By George Basler

A plan by the Goodwill Theatre to erect a tent at the Schorr Family Firehouse Stage for live productions beginning in the spring is now under consideration by Johnson City officials.

The theater is working with the village on a site plan, and JC’s planning board has scheduled a Zoom public hearing on the project for 7:30 p.m. Feb. 23. The board must approve a special use permit to locate the tent in a neighborhood/commercial zoning district, said Marina Lane, senior planner for the Town of Union. (Lane is providing planning services as part of the town’s shared services agreement with the village.)

Goodwill, closed to live productions since last March because of the COVID-19 epidemic, wants to put up a 40-foot by 90-foot tent in its Firehouse Stage’s parking lot at 46 Willow St. The tent would host live performances from May to October, CEO Naima Kradjian said.

As part of its plan, Goodwill is demolishing a building it owns on Broad Street to create a new parking area. Goodwill would install a speaker system and a security fence.

After the public hearing, the planning board will have up to 62 days to decide whether to grant the permit, Lane said. Members will consider if the project, which includes live shows and music performances, is appropriate for the area and meets site plan requirements.

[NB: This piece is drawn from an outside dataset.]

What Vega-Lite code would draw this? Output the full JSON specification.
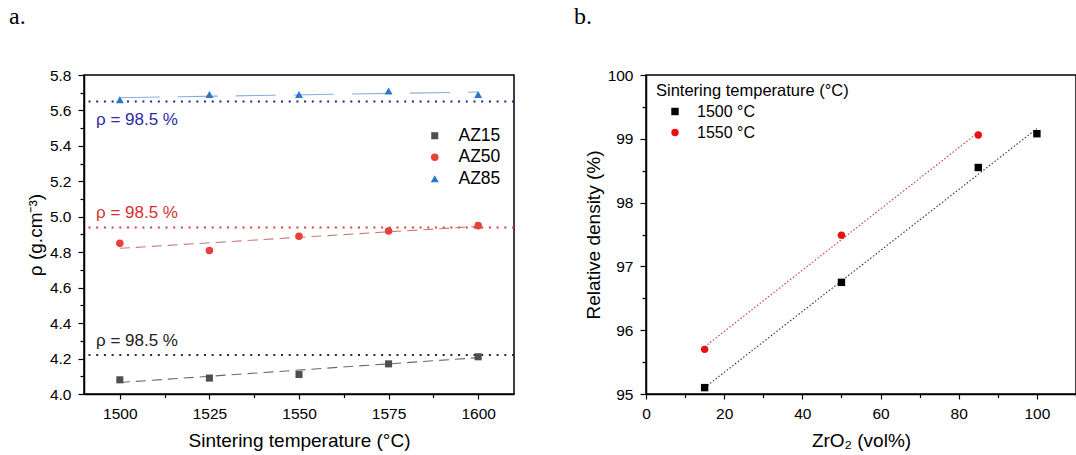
{
  "$schema": "https://vega.github.io/schema/vega-lite/v6.json",
  "background": "white",
  "padding": {"left": 8, "top": 4, "right": 0, "bottom": 0},
  "spacing": 132,
  "bounds": "flush",
  "config": {
    "font": "Liberation Sans",
    "view": {"stroke": "black", "strokeWidth": 1.5},
    "axis": {
      "grid": false, "domainColor": "black", "domainWidth": 1.5,
      "tickColor": "black", "tickWidth": 1.2, "tickSize": 5,
      "labelColor": "black", "titleColor": "black",
      "labelFont": "Liberation Sans", "titleFont": "Liberation Sans",
      "labelFontSize": 15.5, "titleFontSize": 19, "titleFontWeight": "normal",
      "labelPadding": 7, "titlePadding": 4, "labelOverlap": false, "labelFlush": false
    },
    "axisX": {"titlePadding": 10},
    "legend": {"labelFont": "Liberation Sans", "titleFont": "Liberation Sans", "labelColor": "black", "titleColor": "black", "padding": 0, "titleLimit": 400}
  },
  "resolve": {"scale": {"color": "independent", "shape": "independent", "size": "independent", "strokeDash": "independent"}},
  "datasets": {
    "ptsA": [
      {"T": 1500, "rho": 4.08, "series": "AZ15"},
      {"T": 1525, "rho": 4.09, "series": "AZ15"},
      {"T": 1550, "rho": 4.11, "series": "AZ15"},
      {"T": 1575, "rho": 4.17, "series": "AZ15"},
      {"T": 1600, "rho": 4.21, "series": "AZ15"},
      {"T": 1500, "rho": 4.85, "series": "AZ50"},
      {"T": 1525, "rho": 4.81, "series": "AZ50"},
      {"T": 1550, "rho": 4.89, "series": "AZ50"},
      {"T": 1575, "rho": 4.92, "series": "AZ50"},
      {"T": 1600, "rho": 4.95, "series": "AZ50"},
      {"T": 1500, "rho": 5.66, "series": "AZ85"},
      {"T": 1525, "rho": 5.69, "series": "AZ85"},
      {"T": 1550, "rho": 5.69, "series": "AZ85"},
      {"T": 1575, "rho": 5.71, "series": "AZ85"},
      {"T": 1600, "rho": 5.69, "series": "AZ85"}
    ],
    "fitA": [
      {"T": 1500, "rho": 4.065, "series": "AZ15"},
      {"T": 1600, "rho": 4.205, "series": "AZ15"},
      {"T": 1500, "rho": 4.822, "series": "AZ50"},
      {"T": 1600, "rho": 4.946, "series": "AZ50"},
      {"T": 1500, "rho": 5.672, "series": "AZ85"},
      {"T": 1600, "rho": 5.704, "series": "AZ85"}
    ],
    "refA": [
      {"series": "AZ15", "rho": 4.22, "label": "ρ = 98.5 %"},
      {"series": "AZ50", "rho": 4.94, "label": "ρ = 98.5 %"},
      {"series": "AZ85", "rho": 5.65, "label": "ρ = 98.5 %"}
    ],
    "ptsB": [
      {"Zr": 15, "rd": 95.1, "T": "1500 °C"},
      {"Zr": 50, "rd": 96.75, "T": "1500 °C"},
      {"Zr": 85, "rd": 98.55, "T": "1500 °C"},
      {"Zr": 100, "rd": 99.08, "T": "1500 °C"},
      {"Zr": 15, "rd": 95.7, "T": "1550 °C"},
      {"Zr": 50, "rd": 97.49, "T": "1550 °C"},
      {"Zr": 85, "rd": 99.06, "T": "1550 °C"}
    ],
    "fitB": [
      {"Zr": 15, "rd": 95.1, "T": "1500 °C"},
      {"Zr": 100, "rd": 99.16, "T": "1500 °C"},
      {"Zr": 15, "rd": 95.74, "T": "1550 °C"},
      {"Zr": 85, "rd": 99.1, "T": "1550 °C"}
    ]
  },
  "hconcat": [
    {
      "width": 430,
      "height": 319,
      "title": {"text": "a.", "anchor": "start", "frame": "group", "dx": -75, "offset": 20, "baseline": "alphabetic", "font": "Liberation Serif", "fontSize": 24, "fontWeight": "normal", "color": "black"},
      "resolve": {"scale": {"color": "independent", "shape": "independent", "size": "independent", "strokeDash": "independent"}},
      "layer": [
        {
          "data": {"name": "refA"},
          "mark": {"type": "rule", "strokeDash": [2, 5.7], "strokeWidth": 2},
          "encoding": {
            "y": {
              "field": "rho", "type": "quantitative",
              "scale": {"domain": [4.0, 5.8], "nice": false, "zero": false},
              "axis": {
                "title": "ρ (g.cm⁻³)",
                "values": [4.0, 4.1, 4.2, 4.3, 4.4, 4.5, 4.6, 4.7, 4.8, 4.9, 5.0, 5.1, 5.2, 5.3, 5.4, 5.5, 5.6, 5.7, 5.8],
                "tickCount": 100,
                "labelExpr": "round(datum.value * 10) % 2 == 0 ? format(datum.value, '.1f') : ''",
                "tickSize": {"condition": {"test": "round(datum.value * 10) % 2 == 0", "value": 6}, "value": 4},
                "labelOverlap": false
              }
            },
            "color": {"field": "series", "type": "nominal", "scale": {"domain": ["AZ15", "AZ50", "AZ85"], "range": ["#2b2b2b", "#e03c3c", "#23238f"]}, "legend": null}
          }
        },
        {
          "data": {"name": "refA"},
          "transform": [{"filter": "datum.series == 'AZ85'"}],
          "mark": {"type": "text", "align": "left", "baseline": "alphabetic", "dx": 12, "dy": 23, "fontSize": 17, "font": "Liberation Sans"},
          "encoding": {
            "x": {"datum": 1490, "type": "quantitative", "scale": {"domain": [1490, 1610], "nice": false, "zero": false}},
            "y": {"field": "rho", "type": "quantitative"},
            "text": {"field": "label"},
            "color": {"field": "series", "type": "nominal", "scale": {"domain": ["AZ85"], "range": ["#2b2b9e"]}, "legend": null}
          }
        },
        {
          "data": {"name": "refA"},
          "transform": [{"filter": "datum.series != 'AZ85'"}],
          "mark": {"type": "text", "align": "left", "baseline": "alphabetic", "dx": 12, "dy": -9.5, "fontSize": 17, "font": "Liberation Sans"},
          "encoding": {
            "x": {"datum": 1490, "type": "quantitative"},
            "y": {"field": "rho", "type": "quantitative"},
            "text": {"field": "label"},
            "color": {"field": "series", "type": "nominal", "scale": {"domain": ["AZ15", "AZ50"], "range": ["#222222", "#d63030"]}, "legend": null}
          }
        },
        {
          "data": {"name": "fitA"},
          "mark": {"type": "line", "strokeWidth": 1.1},
          "encoding": {
            "x": {"field": "T", "type": "quantitative"},
            "y": {"field": "rho", "type": "quantitative"},
            "detail": {"field": "series"},
            "color": {"field": "series", "type": "nominal", "scale": {"domain": ["AZ15", "AZ50", "AZ85"], "range": ["#6a6a6a", "#c87a7a", "#86aede"]}, "legend": null},
            "strokeDash": {"field": "series", "type": "nominal", "scale": {"domain": ["AZ15", "AZ50", "AZ85"], "range": [[10, 6], [10, 6], [40, 18]]}, "legend": null}
          }
        },
        {
          "data": {"name": "ptsA"},
          "mark": {"type": "point", "filled": true, "opacity": 1},
          "encoding": {
            "x": {
              "field": "T", "type": "quantitative",
              "axis": {
                "title": "Sintering temperature (°C)",
                "values": [1500, 1512.5, 1525, 1537.5, 1550, 1562.5, 1575, 1587.5, 1600],
                "tickCount": 100,
                "labelExpr": "datum.value % 25 == 0 ? format(datum.value, 'd') : ''",
                "tickSize": {"condition": {"test": "datum.value % 25 == 0", "value": 5}, "value": 3.5},
                "labelOverlap": false
              }
            },
            "y": {"field": "rho", "type": "quantitative"},
            "color": {
              "field": "series", "type": "nominal",
              "scale": {"domain": ["AZ15", "AZ50", "AZ85"], "range": ["#4f4f4f", "#e8413c", "#2a78cc"]},
              "legend": {"title": null, "orient": "none", "legendX": 342, "legendY": 52, "labelFontSize": 17.5, "labelOffset": 15, "rowPadding": 2.5, "symbolSize": 60}
            },
            "shape": {
              "field": "series", "type": "nominal",
              "scale": {"domain": ["AZ15", "AZ50", "AZ85"], "range": ["square", "circle", "triangle-up"]}
            },
            "size": {
              "field": "series", "type": "nominal",
              "scale": {"domain": ["AZ15", "AZ50", "AZ85"], "range": [50, 64, 90]},
              "legend": null
            }
          }
        }
      ]
    },
    {
      "width": 430,
      "height": 319,
      "title": {"text": "b.", "anchor": "start", "frame": "group", "dx": -72, "offset": 20, "baseline": "alphabetic", "font": "Liberation Serif", "fontSize": 24, "fontWeight": "normal", "color": "black"},
      "resolve": {"scale": {"color": "independent", "shape": "independent"}},
      "layer": [
        {
          "data": {"name": "fitB"},
          "mark": {"type": "line", "strokeWidth": 1.1, "strokeDash": [1.5, 2]},
          "encoding": {
            "x": {"field": "Zr", "type": "quantitative"},
            "y": {"field": "rd", "type": "quantitative"},
            "detail": {"field": "T"},
            "color": {"field": "T", "type": "nominal", "scale": {"domain": ["1500 °C", "1550 °C"], "range": ["#333333", "#c83a3a"]}, "legend": null}
          }
        },
        {
          "data": {"name": "ptsB"},
          "mark": {"type": "point", "filled": true, "opacity": 1, "size": 55},
          "encoding": {
            "x": {
              "field": "Zr", "type": "quantitative",
              "scale": {"domain": [0, 110], "nice": false},
              "axis": {
                "title": "ZrO₂ (vol%)",
                "values": [0, 10, 20, 30, 40, 50, 60, 70, 80, 90, 100, 110],
                "tickCount": 100,
                "labelExpr": "datum.value % 20 == 0 ? format(datum.value, 'd') : ''",
                "tickSize": {"condition": {"test": "datum.value % 20 == 0", "value": 5}, "value": 3.5},
                "labelOverlap": false
              }
            },
            "y": {
              "field": "rd", "type": "quantitative",
              "scale": {"domain": [95, 100], "nice": false, "zero": false},
              "axis": {
                "title": "Relative density (%)",
                "values": [95, 95.5, 96, 96.5, 97, 97.5, 98, 98.5, 99, 99.5, 100],
                "tickCount": 100,
                "labelExpr": "datum.value % 1 == 0 ? format(datum.value, 'd') : ''",
                "tickSize": {"condition": {"test": "datum.value % 1 == 0", "value": 6}, "value": 4},
                "labelOverlap": false
              }
            },
            "color": {
              "field": "T", "type": "nominal",
              "scale": {"domain": ["1500 °C", "1550 °C"], "range": ["#000000", "#e81010"]},
              "legend": {"title": "Sintering temperature (°C)", "orient": "none", "legendX": 10, "legendY": 8, "titleFontSize": 16.5, "titleFontWeight": "normal", "labelFontSize": 16, "symbolOffset": 11, "labelOffset": 14, "rowPadding": 5, "titlePadding": 4, "symbolSize": 55}
            },
            "shape": {
              "field": "T", "type": "nominal",
              "scale": {"domain": ["1500 °C", "1550 °C"], "range": ["square", "circle"]}
            }
          }
        }
      ]
    }
  ]
}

“I can’t predict how the planning board will vote,” Lane said.

In the meantime, Johnson City has submitted paperwork to Broome County for review under State Law 239, which requires review of a project located within 500 feet of municipal boundaries, county or state parks and recreation areas, county or state highways, county-owned streams or drainage channels, or county or state-owned land on which a public building or institution is located.

Erecting the tent will allow the Goodwill Theatre to resume its mission of hosting local performing groups and bringing touring performers to the region, Kradjian said. “It’s always a risk, but we feel comfortable doing it,” she said, adding that she thinks audiences are starved for live entertainment.

Kradjian put the total investment for the project at some $50,000. The theater has ordered a tent from Eureka Tents and has received funding from M&T Bank to cover part of the cost, she said. The company is working to finalize other funding support.

The tent would hold audiences of between 50 and 75 persons to meet social distancing requirements, Kradjian said. Capacity could increase to 200 persons if the vaccine rollout allows for larger audiences by the spring and summer.

Kradjian foresees productions beginning in early May with a two-week engagement of the children’s musical Honk! Other events in the works include Ladies of Laughter, a Harry Chapin tribute concert, a performance by Uptown Girls, Jazz Night events and a celebration of the 100th anniversary of the Goodwill Theatre building.

In addition to hosting events this year, the tent could house productions when the Firehouse Stage is closed for planned reconstruction, Kradjian said. The tent also would be available for use by other organizations, including the Binghamton Philharmonic and Tri Cities Opera, she added, noting: “This gives us maximum space to offer different performances.”